The cop who killed little Tamir Rice in Cleveland, blasting away before he even got out his car, was regarded as so dismally ill-equipped to make good decisions he was let go from a small town force before catching on with Cleveland’s finest … which never looked at the details of his work history.

I quote his previous commander’s assessment: “ … he would not be able to substantially cope, or make good decisions, during or resulting from any other stressful situation.”

Put bluntly, the guy was/is fundamentally unstable and in a sane world should never have been issued a gun permit, much less given what amounts to a license to kill.

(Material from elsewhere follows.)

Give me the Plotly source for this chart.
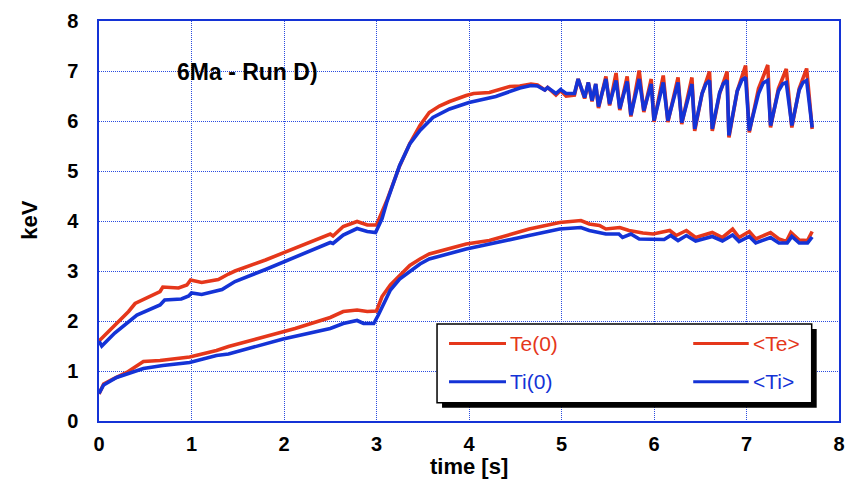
import plotly.graph_objects as go

# ---------------- data ----------------
t_te0 = [0, 0.14, 0.32, 0.39, 0.53, 0.66, 0.69, 0.86, 0.95, 0.99, 1.11, 1.29, 1.40, 1.47, 1.80, 2.12,
         2.50, 2.53, 2.64, 2.79, 2.90, 3.00, 3.06, 3.11, 3.25, 3.36, 3.47, 3.57, 3.68, 3.79, 3.97, 4.05,
         4.22, 4.44, 4.55, 4.67, 4.74, 4.82, 4.85, 4.94, 4.99, 5.05, 5.14,
         5.18, 5.25, 5.29, 5.33, 5.37, 5.40, 5.48, 5.52, 5.59, 5.63, 5.71, 5.75, 5.84, 5.89, 5.97, 6.00,
         6.10, 6.15, 6.26, 6.30, 6.41, 6.44, 6.52, 6.60, 6.63, 6.71, 6.79, 6.81, 6.90, 6.99, 7.03, 7.13,
         7.23, 7.26, 7.345, 7.43, 7.49, 7.57, 7.65, 7.71]
te0 = [1.60, 1.86, 2.19, 2.35, 2.47, 2.59, 2.68, 2.66, 2.72, 2.82, 2.77, 2.83, 2.94, 3.00, 3.22, 3.45,
       3.74, 3.70, 3.89, 3.99, 3.92, 3.92, 4.17, 4.40, 5.10, 5.55, 5.91, 6.17, 6.30, 6.39, 6.51, 6.55,
       6.57, 6.69, 6.70, 6.74, 6.72, 6.62, 6.67, 6.52, 6.61, 6.50, 6.52,
       6.84, 6.45, 6.77, 6.39, 6.74, 6.26, 6.89, 6.31, 6.96, 6.22, 6.89, 6.09, 7.01, 6.18, 6.84, 5.98,
       6.91, 5.98, 6.87, 5.94, 6.87, 5.80, 6.55, 6.99, 5.80, 6.55, 6.99, 5.67, 6.60, 7.11, 5.77, 6.65,
       7.12, 5.87, 6.65, 7.04, 5.87, 6.65, 7.05, 5.84]

t_ti0 = [0, 0.03, 0.17, 0.35, 0.41, 0.66, 0.71, 0.89, 0.97, 1.00, 1.11, 1.33, 1.47, 1.80, 2.12, 2.50,
         2.53, 2.64, 2.79, 2.90, 2.99, 3.06, 3.11, 3.25, 3.36, 3.47, 3.61, 3.79, 4.00, 4.29, 4.55, 4.67,
         4.74, 4.82, 4.85, 4.94, 4.99, 5.05, 5.14,
         5.18, 5.25, 5.29, 5.33, 5.37, 5.40, 5.48, 5.52, 5.59, 5.63, 5.71, 5.75, 5.84, 5.89, 5.97, 6.00,
         6.10, 6.15, 6.26, 6.30, 6.41, 6.44, 6.52, 6.56, 6.60, 6.63, 6.71, 6.75, 6.79, 6.81, 6.90, 6.95,
         6.99, 7.03, 7.13, 7.18, 7.23, 7.26, 7.345, 7.39, 7.43, 7.49, 7.57, 7.61, 7.65, 7.71]
ti0 = [1.60, 1.50, 1.76, 2.02, 2.12, 2.32, 2.42, 2.44, 2.50, 2.56, 2.53, 2.63, 2.79, 3.03, 3.27, 3.57,
       3.55, 3.72, 3.85, 3.79, 3.77, 4.05, 4.37, 5.11, 5.54, 5.81, 6.07, 6.24, 6.37, 6.49, 6.66, 6.71,
       6.70, 6.62, 6.67, 6.55, 6.63, 6.55, 6.55,
       6.84, 6.47, 6.77, 6.41, 6.74, 6.29, 6.84, 6.34, 6.81, 6.25, 6.79, 6.12, 6.84, 6.21, 6.74, 6.01,
       6.77, 6.01, 6.77, 5.97, 6.74, 5.84, 6.55, 6.74, 6.81, 5.84, 6.57, 6.75, 6.81, 5.71, 6.60, 6.82,
       6.87, 5.81, 6.55, 6.76, 6.81, 5.91, 6.60, 6.74, 6.77, 5.91, 6.62, 6.77, 6.81, 5.87]

t_te_avg = [0, 0.05, 0.15, 0.30, 0.48, 0.66, 0.98, 1.27, 1.40, 1.99, 2.12, 2.50, 2.64, 2.79, 2.90, 3.00,
            3.06, 3.15, 3.25, 3.36, 3.47, 3.57, 3.97, 4.22, 4.65, 4.98, 5.21, 5.30, 5.41, 5.48, 5.63,
            5.73, 5.88, 5.99, 6.17, 6.24, 6.35, 6.45, 6.63, 6.74, 6.85, 6.92, 7.03, 7.10, 7.26, 7.35,
            7.43, 7.48, 7.57, 7.66, 7.71]
te_avg = [0.54, 0.74, 0.84, 0.97, 1.19, 1.21, 1.28, 1.41, 1.49, 1.77, 1.85, 2.07, 2.19, 2.22, 2.19, 2.20,
          2.49, 2.72, 2.91, 3.11, 3.24, 3.34, 3.54, 3.61, 3.84, 3.97, 4.01, 3.94, 3.91, 3.84, 3.87,
          3.81, 3.76, 3.74, 3.81, 3.71, 3.81, 3.67, 3.77, 3.67, 3.84, 3.67, 3.79, 3.64, 3.77, 3.64,
          3.59, 3.77, 3.62, 3.61, 3.79]

t_ti_avg = [0, 0.05, 0.19, 0.48, 0.69, 0.98, 1.27, 1.40, 1.99, 2.12, 2.50, 2.64, 2.79, 2.86, 2.97, 3.02,
            3.15, 3.25, 3.36, 3.47, 3.57, 3.97, 4.65, 4.98, 5.21, 5.30, 5.48, 5.62, 5.66, 5.75, 5.84,
            6.11, 6.18, 6.26, 6.35, 6.45, 6.63, 6.74, 6.85, 6.92, 7.03, 7.10, 7.26, 7.35, 7.44, 7.49,
            7.57, 7.66, 7.71]
ti_avg = [0.55, 0.72, 0.87, 1.05, 1.11, 1.17, 1.31, 1.34, 1.64, 1.69, 1.85, 1.95, 2.01, 1.95, 1.95, 2.12,
          2.62, 2.84, 3.00, 3.14, 3.24, 3.44, 3.71, 3.84, 3.87, 3.81, 3.74, 3.74, 3.67, 3.74, 3.64,
          3.63, 3.71, 3.61, 3.71, 3.60, 3.69, 3.60, 3.72, 3.59, 3.69, 3.56, 3.67, 3.56, 3.56, 3.69,
          3.56, 3.56, 3.68]

series_names = ["Te(0)", "<Te>", "Ti(0)", "<Ti>"]
x_ticks = [0, 1, 2, 3, 4, 5, 6, 7, 8]
y_ticks = [0, 1, 2, 3, 4, 5, 6, 7, 8]
chart_label = "6Ma - Run D)"
x_title = "time [s]"
y_title = "keV"

# ---------------- style ----------------
RED = "#e5371b"
BLUE = "#1433d6"
GRID = "#2a4be0"
BOLDF = "Liberation Sans, Arial, Helvetica, sans-serif"
SANS = "Liberation Sans, Arial, Helvetica, sans-serif"

fig = go.Figure()
for tx, vy, col, nm in [(t_te0, te0, RED, series_names[0]), (t_te_avg, te_avg, RED, series_names[1]),
                        (t_ti0, ti0, BLUE, series_names[2]), (t_ti_avg, ti_avg, BLUE, series_names[3])]:
    fig.add_trace(go.Scatter(x=tx, y=vy, mode="lines", name=nm,
                             line=dict(color=col, width=3.6), showlegend=False))

axis_common = dict(range=[0, 8], tickvals=x_ticks, showgrid=True, gridcolor=GRID, griddash="1px,1px",
                   gridwidth=1.2, showline=True, linecolor=BLUE, linewidth=1.5, mirror=True,
                   zeroline=False, ticks="", automargin=False, ticklabeloverflow="allow",
                   tickfont=dict(family=BOLDF, size=20, color="black", weight="bold"))
fig.update_xaxes(**axis_common, ticklabelstandoff=4)
fig.update_yaxes(**{**axis_common, "tickvals": y_ticks}, ticklabelstandoff=15)

# legend box (manual, with drop shadow)
L, R, B, T = 0.4568, 0.9631, 0.0458, 0.2425
dx, dy = 5 / 740, 5 / 400
shapes = [
    dict(type="rect", xref="paper", yref="paper", x0=L + dx, x1=R + dx, y0=B - dy, y1=T - dy,
         fillcolor="black", line=dict(width=0)),
    dict(type="rect", xref="paper", yref="paper", x0=L, x1=R, y0=B, y1=T,
         fillcolor="white", line=dict(color="black", width=1.5)),
]
leg = [(0.473, 0.550, 0.194, RED, series_names[0]), (0.803, 0.878, 0.194, RED, series_names[1]),
       (0.473, 0.550, 0.098, BLUE, series_names[2]), (0.803, 0.878, 0.098, BLUE, series_names[3])]
annotations = []
for x0, x1, yy, col, nm in leg:
    shapes.append(dict(type="line", xref="paper", yref="paper", x0=x0, x1=x1, y0=yy, y1=yy,
                       line=dict(color=col, width=3)))
    annotations.append(dict(xref="paper", yref="paper", x=x1 + 0.003, y=yy, xanchor="left",
                            yanchor="middle", text=nm.replace("<", "&lt;").replace(">", "&gt;"),
                            showarrow=False, font=dict(family=SANS, size=21, color=col)))

annotations += [
    dict(xref="paper", yref="paper", x=0.2, y=0.8725, text=chart_label, showarrow=False,
         xanchor="center", yanchor="middle", font=dict(family=SANS, size=23, color="black", weight="bold")),
    dict(xref="paper", yref="paper", x=-0.095, y=0.5025, text=y_title, showarrow=False, textangle=-90,
         xanchor="center", yanchor="middle", font=dict(family=SANS, size=22, color="black", weight="bold")),
    dict(xref="paper", yref="paper", x=0.5, y=-0.1125, text=x_title, showarrow=False,
         xanchor="center", yanchor="middle", font=dict(family=BOLDF, size=22, color="black", weight="bold")),
]

fig.update_layout(width=846, height=483, margin=dict(l=99, r=7, t=21, b=62),
                  paper_bgcolor="white", plot_bgcolor="white", shapes=shapes,
                  annotations=annotations, showlegend=False)
# remove the default page margin so the figure fills the window exactly
fig.write_html("out.html", config={"displayModeBar": False},
               post_script="document.body.style.margin='0px';document.body.style.overflow='hidden';")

Ditto Darren Wilson in Ferguson. A reading of the grand jury testimony paints a fairly clear picture of an insecure tough guy wannabe, his swagger bolstered by the goods on his hip. There doesn’t seem to be a lot of doubt left that Wilson incited the confrontation and then panicked when Brown (unwisely) told him to “[bleep] off.”

But had he, or the dimwit in Cleveland been firing rubber bullets or chemical darts, no one involved would be dead today, and the courts could have gone about their usual business of … exonerating the cops.

As for Eric Garner’s chokehold death on Staten Island, where would that story be if the cops weren’t on an arrest quota, a la “The Wire”? The guy’s back selling cigarettes. Write him a ticket and find something better to do.